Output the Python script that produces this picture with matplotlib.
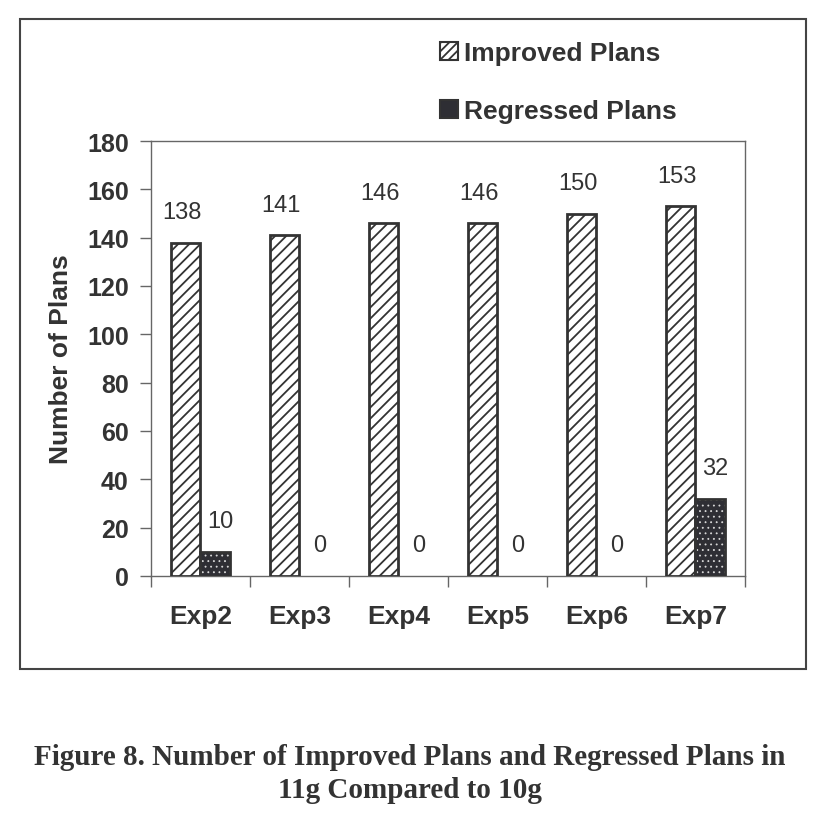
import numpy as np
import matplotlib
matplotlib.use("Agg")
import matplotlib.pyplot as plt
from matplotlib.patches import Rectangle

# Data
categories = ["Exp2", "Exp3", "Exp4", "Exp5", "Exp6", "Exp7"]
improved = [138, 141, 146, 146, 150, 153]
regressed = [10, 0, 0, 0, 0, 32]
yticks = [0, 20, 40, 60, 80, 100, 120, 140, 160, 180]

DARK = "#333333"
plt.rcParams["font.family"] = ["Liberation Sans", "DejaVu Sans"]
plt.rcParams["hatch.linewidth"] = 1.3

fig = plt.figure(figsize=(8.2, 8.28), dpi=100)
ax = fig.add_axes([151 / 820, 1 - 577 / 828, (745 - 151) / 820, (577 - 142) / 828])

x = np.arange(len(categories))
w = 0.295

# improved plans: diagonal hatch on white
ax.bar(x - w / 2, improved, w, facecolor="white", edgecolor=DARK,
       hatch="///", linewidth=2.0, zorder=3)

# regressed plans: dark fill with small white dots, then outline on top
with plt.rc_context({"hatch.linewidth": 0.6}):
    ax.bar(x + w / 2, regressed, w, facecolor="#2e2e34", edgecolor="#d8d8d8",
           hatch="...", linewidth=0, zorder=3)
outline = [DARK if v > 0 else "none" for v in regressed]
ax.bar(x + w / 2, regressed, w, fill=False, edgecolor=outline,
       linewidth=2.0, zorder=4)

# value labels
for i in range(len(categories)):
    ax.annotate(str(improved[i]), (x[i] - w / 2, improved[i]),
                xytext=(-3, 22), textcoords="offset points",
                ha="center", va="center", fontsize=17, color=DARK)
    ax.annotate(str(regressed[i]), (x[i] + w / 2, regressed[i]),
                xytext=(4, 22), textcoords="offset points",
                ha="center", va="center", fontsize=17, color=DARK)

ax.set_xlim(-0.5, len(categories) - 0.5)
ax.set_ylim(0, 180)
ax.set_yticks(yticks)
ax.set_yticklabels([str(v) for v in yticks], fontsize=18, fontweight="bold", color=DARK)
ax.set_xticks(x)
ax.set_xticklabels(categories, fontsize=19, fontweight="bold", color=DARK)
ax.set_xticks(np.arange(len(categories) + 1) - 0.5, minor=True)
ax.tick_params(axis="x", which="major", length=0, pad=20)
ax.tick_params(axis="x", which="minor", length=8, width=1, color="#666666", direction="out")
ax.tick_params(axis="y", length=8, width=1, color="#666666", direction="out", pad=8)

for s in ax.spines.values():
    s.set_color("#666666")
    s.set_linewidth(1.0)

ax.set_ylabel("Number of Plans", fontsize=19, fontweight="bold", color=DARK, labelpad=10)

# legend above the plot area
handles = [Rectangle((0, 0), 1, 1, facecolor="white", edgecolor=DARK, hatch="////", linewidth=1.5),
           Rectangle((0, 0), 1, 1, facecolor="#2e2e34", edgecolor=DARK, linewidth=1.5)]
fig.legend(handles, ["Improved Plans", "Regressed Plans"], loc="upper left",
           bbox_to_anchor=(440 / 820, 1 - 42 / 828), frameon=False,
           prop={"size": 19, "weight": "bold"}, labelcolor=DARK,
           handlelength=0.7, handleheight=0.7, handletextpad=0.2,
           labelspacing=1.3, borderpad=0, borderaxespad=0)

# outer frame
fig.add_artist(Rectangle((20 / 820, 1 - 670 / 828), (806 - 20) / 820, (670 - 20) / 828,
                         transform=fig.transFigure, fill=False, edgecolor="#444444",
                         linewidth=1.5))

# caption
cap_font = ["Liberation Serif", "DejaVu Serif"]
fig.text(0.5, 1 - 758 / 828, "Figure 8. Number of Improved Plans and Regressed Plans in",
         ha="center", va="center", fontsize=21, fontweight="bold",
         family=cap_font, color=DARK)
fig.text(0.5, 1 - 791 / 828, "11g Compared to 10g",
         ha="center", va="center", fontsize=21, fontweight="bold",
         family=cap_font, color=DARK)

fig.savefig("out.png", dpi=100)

Task requirements:
Copy nothing but the lines from the top of the data down to the line containing "140, 160, 180]", and leave the pictures out.

Finished exercise:
Output the Python script that produces this picture with matplotlib.
import numpy as np
import matplotlib
matplotlib.use("Agg")
import matplotlib.pyplot as plt
from matplotlib.patches import Rectangle

# Data
categories = ["Exp2", "Exp3", "Exp4", "Exp5", "Exp6", "Exp7"]
improved = [138, 141, 146, 146, 150, 153]
regressed = [10, 0, 0, 0, 0, 32]
yticks = [0, 20, 40, 60, 80, 100, 120, 140, 160, 180]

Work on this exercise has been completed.